The False Choice Between Investment and Buybacks
September 14, 2018
One of the most persistent criticisms of the Tax Cuts and Jobs Act (TCJA) has involved the issue of stock buybacks. Instead of encouraging companies to reward their employees through increases in wages or investment, so the argument goes, the reduced corporate income tax rate has enabled them to enrich the wealthiest by buying back company stock.
Regarding a recent report on stock buybacks, Jared Bernstein, former economic adviser to Vice President Joe Biden, said: “This confirms precisely what many of us expected from the tax cut, despite the fact that the cut’s proponents argued otherwise. I argued that we’d see a surge in buybacks before we saw a surge in investment. That’s been demonstrably the case.”
Criticism of this sort rests on the assumption that there is a choice between investment and buybacks: Either companies can put revenue into investments that will create jobs, support employees, and grow the economy, or they can buy back stock and reward wealthy shareholders. However, the choice is a false dichotomy that fails to acknowledge the causes of long-term economic growth.
When any firm is considering performing a certain action (including whether to make an investment), it calculates the costs of the action and compares them to the benefits. If the benefits outweigh the costs (one of which is taxes), the firm will go ahead with the decision; if they don’t, it won’t.
Consider this scenario: A company made investments prior to the TCJA and the reduction in the corporate income tax rate. The company decided to invest in a project, such as a new factory, because it had determined that the benefits of doing so would outweigh the costs, assuming a given tax rate.
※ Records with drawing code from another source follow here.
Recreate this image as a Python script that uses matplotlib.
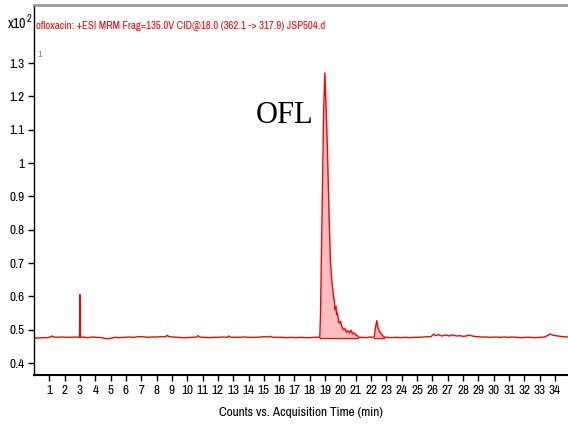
import matplotlib
matplotlib.use("Agg")
import matplotlib.pyplot as plt
import numpy as np

# retention time (min) and counts (x10^2)
time_min = [
    0.0, 0.3, 0.6, 0.9, 1.1, 1.2, 1.3, 1.5, 1.8, 2.1, 2.4, 2.7, 2.97, 3.0, 3.03,
    3.2, 3.5, 3.8, 4.1, 4.4, 4.7, 5.0, 5.3, 5.6, 5.9, 6.2, 6.5, 6.8, 7.1, 7.4,
    7.7, 8.0, 8.3, 8.6, 8.7, 8.8, 9.1, 9.4, 9.7, 10.0, 10.3, 10.6, 10.7, 10.8,
    11.1, 11.4, 11.7, 12.0, 12.3, 12.6, 12.7, 12.8, 13.1, 13.4, 13.7, 14.0, 14.3,
    14.6, 14.8, 15.0, 15.3, 15.4, 15.6, 15.9, 16.2, 16.5, 16.8, 17.1, 17.4, 17.7,
    18.0, 18.3, 18.6, 18.65, 18.7, 18.8, 18.9, 18.98, 19.05, 19.15, 19.25, 19.35,
    19.45, 19.55, 19.6, 19.65, 19.7, 19.75, 19.8, 19.9, 20.0, 20.1, 20.2, 20.3,
    20.4, 20.5, 20.6, 20.7, 20.8, 20.9, 21.0, 21.1, 21.2, 21.4, 21.7, 21.9, 22.1,
    22.2, 22.3, 22.37, 22.45, 22.55, 22.7, 22.85, 23.0, 23.3, 23.6, 23.9, 24.2,
    24.5, 24.8, 25.1, 25.4, 25.7, 25.9, 26.1, 26.2, 26.4, 26.6, 26.9, 27.1, 27.3,
    27.6, 27.8, 28.0, 28.2, 28.4, 28.6, 28.9, 29.2, 29.5, 29.8, 30.1, 30.4, 30.7,
    31.0, 31.2, 31.5, 31.8, 32.1, 32.4, 32.7, 33.0, 33.3, 33.5, 33.7, 33.9, 34.2,
    34.5, 34.85,
]
counts = [
    0.475, 0.475, 0.476, 0.476, 0.479, 0.481, 0.478, 0.477, 0.478, 0.477, 0.477, 0.478, 0.477, 0.605, 0.477,
    0.478, 0.476, 0.478, 0.477, 0.476, 0.473, 0.474, 0.477, 0.476, 0.477, 0.478, 0.477, 0.479, 0.479, 0.477,
    0.478, 0.478, 0.479, 0.479, 0.483, 0.479, 0.478, 0.477, 0.476, 0.476, 0.477, 0.478, 0.482, 0.478,
    0.477, 0.476, 0.477, 0.477, 0.478, 0.477, 0.481, 0.478, 0.477, 0.477, 0.478, 0.477, 0.477,
    0.477, 0.478, 0.479, 0.478, 0.480, 0.477, 0.477, 0.477, 0.476, 0.477, 0.476, 0.477, 0.476,
    0.476, 0.477, 0.477, 0.476, 0.55, 0.85, 1.15, 1.27, 1.18, 1.04, 0.85, 0.70,
    0.64, 0.60, 0.585, 0.56, 0.57, 0.545, 0.55, 0.52, 0.525, 0.508, 0.50, 0.503,
    0.492, 0.497, 0.49, 0.498, 0.487, 0.49, 0.484, 0.482, 0.477, 0.477, 0.476, 0.478, 0.477,
    0.478, 0.51, 0.527, 0.505, 0.495, 0.485, 0.478, 0.477, 0.476, 0.477, 0.476, 0.477,
    0.476, 0.477, 0.477, 0.478, 0.479, 0.479, 0.487, 0.482, 0.485, 0.481, 0.484, 0.481, 0.484,
    0.481, 0.482, 0.480, 0.481, 0.484, 0.481, 0.479, 0.478, 0.478, 0.477, 0.478, 0.477, 0.478,
    0.477, 0.478, 0.477, 0.476, 0.477, 0.477, 0.476, 0.477, 0.478, 0.482, 0.487, 0.483, 0.481,
    0.479, 0.478,
]
peaks = [(18.65, 21.15), (22.2, 22.85)]
integ_base = 0.476
x_ticks = list(range(1, 35))
y_ticks = [0.4, 0.5, 0.6, 0.7, 0.8, 0.9, 1.0, 1.1, 1.2, 1.3]

narrow = ['Archivo Narrow', 'PT Sans Narrow', 'Liberation Sans', 'DejaVu Sans']
t = np.array(time_min)
c = np.array(counts)

fig = plt.figure(figsize=(5.68, 4.3), dpi=100)
ax = fig.add_axes([34 / 568, 55 / 430, 534 / 568, 370 / 430])

# integrated peaks
for start, end in peaks:
    m = (t >= start) & (t <= end)
    ax.fill_between(t[m], c[m], integ_base, color='#ffb8b8', alpha=0.9, lw=0)
    ax.plot([start, end], [integ_base, integ_base], color='red', lw=0.9)

ax.plot(t, c, color='red', lw=1.0)

ax.set_xlim(0, 34.85)
ax.set_ylim(0.364, 1.474)
ax.set_xticks(x_ticks)
ax.set_yticks(y_ticks)
ax.set_xticklabels([str(v) for v in x_ticks], family=narrow, fontsize=9.5)
ax.set_yticklabels([f'{v:g}' for v in y_ticks], family=narrow, fontsize=9.5)
ax.tick_params(direction='out', length=4, width=1, pad=3)

ax.spines['right'].set_visible(False)
ax.spines['top'].set_color('#999999')
ax.spines['top'].set_linewidth(2)
ax.spines['left'].set_linewidth(1)
ax.spines['bottom'].set_linewidth(1.5)

ax.set_xlabel('Counts vs. Acquisition Time (min)', family=narrow, fontsize=9.5, labelpad=8)

ax.text(0.004, 0.958, 'ofloxacin: +ESI MRM Frag=135.0V CID@18.0 (362.1 -> 317.9) JSP504.d',
        transform=ax.transAxes, color='red', family=narrow, fontsize=7.8, va='top', ha='left')
ax.text(0.006, 0.878, '1', transform=ax.transAxes, color='gray', family=narrow,
        fontsize=7, va='top', ha='left')
fig.text(8 / 568, 1 - 28 / 430, 'x10', family=narrow, fontsize=10, va='baseline')
fig.text(26.5 / 568, 1 - 22 / 430, '2', family=narrow, fontsize=7.5, va='baseline')

ax.text(14.5, 1.12, 'OFL', family=['Liberation Serif', 'DejaVu Serif'], fontsize=22,
        ha='left', va='baseline')

fig.savefig('out.png', dpi=100)
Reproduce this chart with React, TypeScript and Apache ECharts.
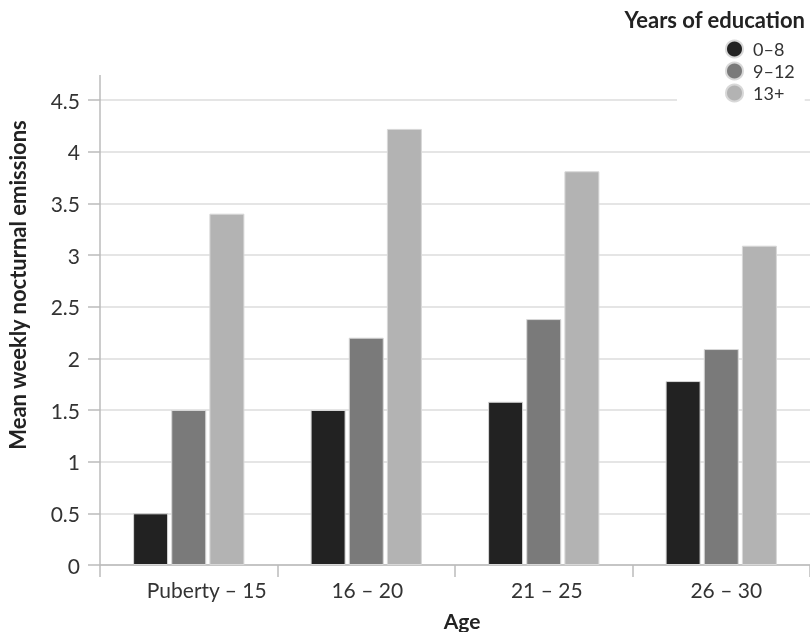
import React, { useEffect, useRef } from "react";
import * as echarts from "echarts";

const categories = ["Puberty – 15", "16 – 20", "21 – 25", "26 – 30"];
const seriesNames = ["0–8", "9–12", "13+"];
const edu0to8 = [0.5, 1.5, 1.58, 1.78];
const edu9to12 = [1.5, 2.2, 2.38, 2.09];
const edu13plus = [3.4, 4.22, 3.81, 3.09];
const colors = ["#222222", "#7a7a7a", "#b3b3b3"];
const yTicks = { min: 0, max: 4.5, interval: 0.5 };

const FONT = "Lato, 'Noto Sans', sans-serif";
const labelShift = [36, 2, 6, 10];

export default function App() {
  const ref = useRef<HTMLDivElement>(null);
  useEffect(() => {
    if (!ref.current) return;
    const chart = echarts.init(ref.current, null, { renderer: "svg" });
    const data = [edu0to8, edu9to12, edu13plus];
    chart.setOption({
      animation: false,
      textStyle: { fontFamily: FONT },
      grid: { left: 100, right: 0, top: 100, bottom: 67, containLabel: false },
      legend: {
        orient: "vertical",
        left: 677,
        top: 4,
        padding: [35, 10, 8, 48],
        backgroundColor: "#ffffff",
        icon: "circle",
        itemWidth: 17,
        itemHeight: 17,
        itemGap: 2,
        align: "left",
        textStyle: {
          fontFamily: FONT,
          fontSize: 18,
          lineHeight: 20,
          color: "#333",
          padding: [0, 0, 0, 5],
        },
        data: seriesNames,
      },
      xAxis: {
        type: "category",
        data: categories.map((c, i) => ({
          value: c,
          textStyle: { padding: [0, 0, 0, labelShift[i]] },
        })),
        axisLine: { show: true, lineStyle: { color: "#bbbbbb", width: 1.5 } },
        axisTick: { show: true, length: 12, lineStyle: { color: "#bbbbbb", width: 1.5 } },
        axisLabel: { fontFamily: FONT, fontSize: 21, color: "#333", margin: 14 },
      },
      yAxis: {
        type: "value",
        min: yTicks.min,
        max: yTicks.max,
        interval: yTicks.interval,
        axisLine: { show: true, lineStyle: { color: "#bbbbbb", width: 1.5 } },
        axisTick: { show: true, length: 12, lineStyle: { color: "#bbbbbb", width: 1.5 } },
        axisLabel: { fontFamily: FONT, fontSize: 21, color: "#333", margin: 20 },
        splitLine: { show: true, lineStyle: { color: "#dddddd", width: 1.5 } },
      },
      series: seriesNames.map((name, i) => ({
        name,
        type: "bar",
        data: data[i],
        barWidth: 35,
        barGap: "9%",
        itemStyle: { color: colors[i], borderColor: "#d8d8d8", borderWidth: 1 },
      })),
      graphic: [
        {
          type: "line",
          shape: { x1: 100, y1: 75, x2: 100, y2: 100 },
          style: { stroke: "#bbbbbb", lineWidth: 1.5 },
          z: 10,
        },
        {
          type: "text",
          x: 805,
          y: 19,
          z: 20,
          style: {
            text: "Years of education",
            fontFamily: FONT,
            fontSize: 22,
            fontWeight: "bold",
            fill: "#222",
            textAlign: "right",
            textVerticalAlign: "middle",
          },
        },
        {
          type: "text",
          x: 17,
          y: 285,
          rotation: Math.PI / 2,
          z: 20,
          style: {
            text: "Mean weekly nocturnal emissions",
            fontFamily: FONT,
            fontSize: 22,
            fontWeight: "bold",
            fill: "#222",
            textAlign: "center",
            textVerticalAlign: "middle",
          },
        },
        {
          type: "text",
          x: 462,
          y: 620,
          z: 20,
          style: {
            text: "Age",
            fontFamily: FONT,
            fontSize: 21,
            fontWeight: "bold",
            fill: "#222",
            textAlign: "center",
            textVerticalAlign: "middle",
          },
        },
      ],
    });
    return () => chart.dispose();
  }, []);
  return (
    <div
      ref={ref}
      style={{ position: "fixed", left: 0, top: 0, width: 810, height: 632 }}
    />
  );
}
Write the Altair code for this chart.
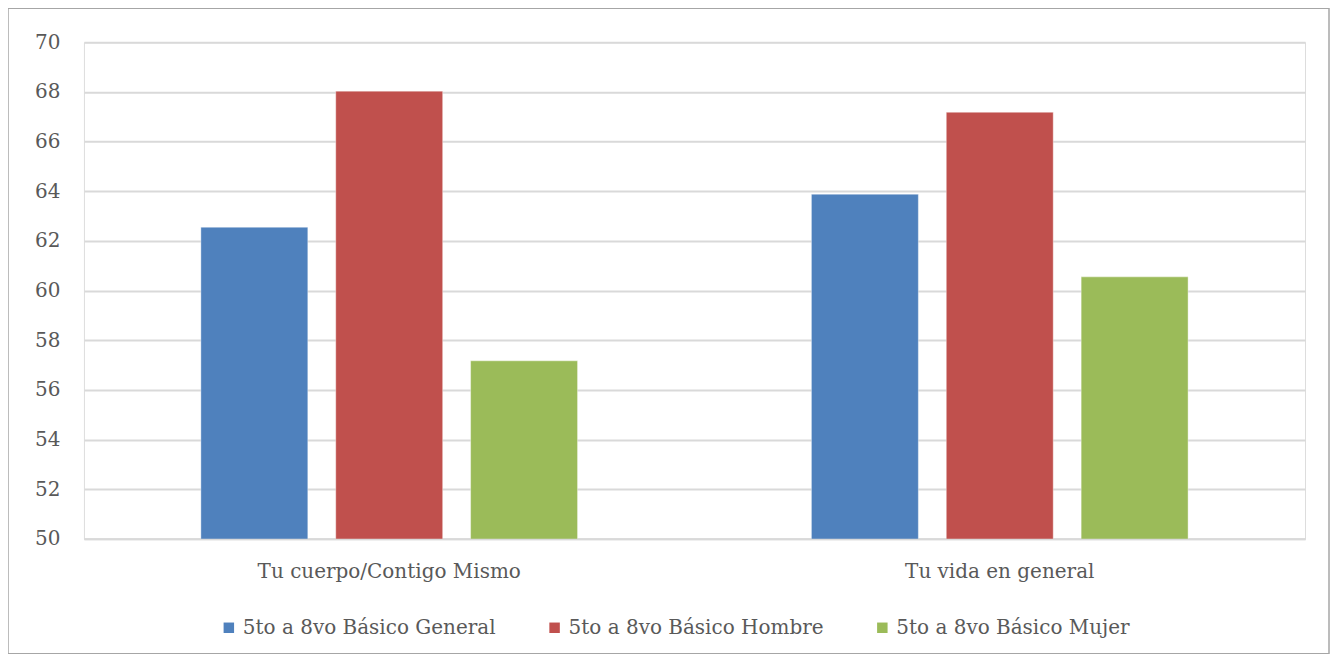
import altair as alt
import pandas as pd

categories = ["Tu cuerpo/Contigo Mismo", "Tu vida en general"]
series = ["5to a 8vo Básico General", "5to a 8vo Básico Hombre", "5to a 8vo Básico Mujer"]
general = [62.55, 63.88]
hombre = [68.03, 67.18]
mujer = [57.17, 60.55]
colors = ["#4F81BD", "#C0504D", "#9BBB59"]
y_ticks = [50, 52, 54, 56, 58, 60, 62, 64, 66, 68, 70]

rows = []
for s, vals in zip(series, [general, hombre, mujer]):
    for c, v in zip(categories, vals):
        rows.append({"cat": c, "serie": s, "valor": v})
df = pd.DataFrame(rows)

FONT = "DejaVu Serif"
TXT = "#595959"
FS = 20

bars = alt.Chart(df).mark_bar(clip=True, stroke="#ffffff", strokeOpacity=0.4, strokeWidth=1).encode(
    x=alt.X("cat:N", sort=categories, title=None,
            scale=alt.Scale(paddingInner=0, paddingOuter=0),
            axis=alt.Axis(labelAngle=0, labelFont=FONT, labelFontSize=FS, labelColor=TXT,
                          labelLimit=0, labelPadding=23, ticks=False, domain=True,
                          domainColor="#d9d9d9", domainWidth=2, grid=False)),
    xOffset=alt.XOffset("serie:N", sort=series,
                        scale=alt.Scale(paddingInner=0.207, paddingOuter=0.867)),
    y=alt.Y("valor:Q", title=None,
            scale=alt.Scale(domain=[50, 70], nice=False, zero=False),
            axis=alt.Axis(values=y_ticks, labelFont=FONT, labelFontSize=FS, labelColor=TXT,
                          labelPadding=24, ticks=False, domain=False, gridColor="#d9d9d9",
                          gridWidth=2)),
    color=alt.Color("serie:N", sort=series, scale=alt.Scale(domain=series, range=colors),
                    legend=alt.Legend(title=None, orient="none", direction="horizontal",
                                      legendX=135, legendY=576, symbolType="square",
                                      symbolSize=110, symbolStrokeWidth=0, labelFont=FONT,
                                      labelFontSize=FS, labelColor=TXT, labelOffset=4,
                                      labelLimit=0, columnPadding=48, columns=3)),
)

border = alt.Chart(pd.DataFrame({"k": [0]})).mark_rect(
    fill=None, stroke="#a6a6a6", strokeWidth=1.5, clip=False
).encode(x=alt.value(-76), x2=alt.value(1246), y=alt.value(-34), y2=alt.value(612))

chart = alt.layer(border, bars).properties(
    width=1222, height=497,
    autosize=alt.AutoSizeParams(type="none"),
    padding={"left": 76, "top": 34, "right": 25, "bottom": 115},
).configure_view(stroke=None).configure(background="white")

chart.save("out.html", embed_options={"renderer": "svg", "actions": False})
Now, with a lower tax rate and therefore lower costs, the company is making higher-than-expected profits on that investment, resulting in excess cash.
Now, the company, post-TCJA, is deciding what its next move should be. The choice isn’t between buybacks and investment. The company will again review the costs and benefits of making any additional investments. The new, lower tax means that the cost of capital has fallen, and some investments that previously would have been too expensive have now become feasible.
But it’s also possible that the firm will still have residual cash flow left over after all profitable investments have already been made. At this point the firm would now engage in stock buybacks to ensure its excess cash is used well.
It will be years before we can fully separate the noise from the signal regarding the TCJA. However, we can already tell from what we know about company decision-making that the choice firms are facing and will face in the future won’t be between buybacks and investment.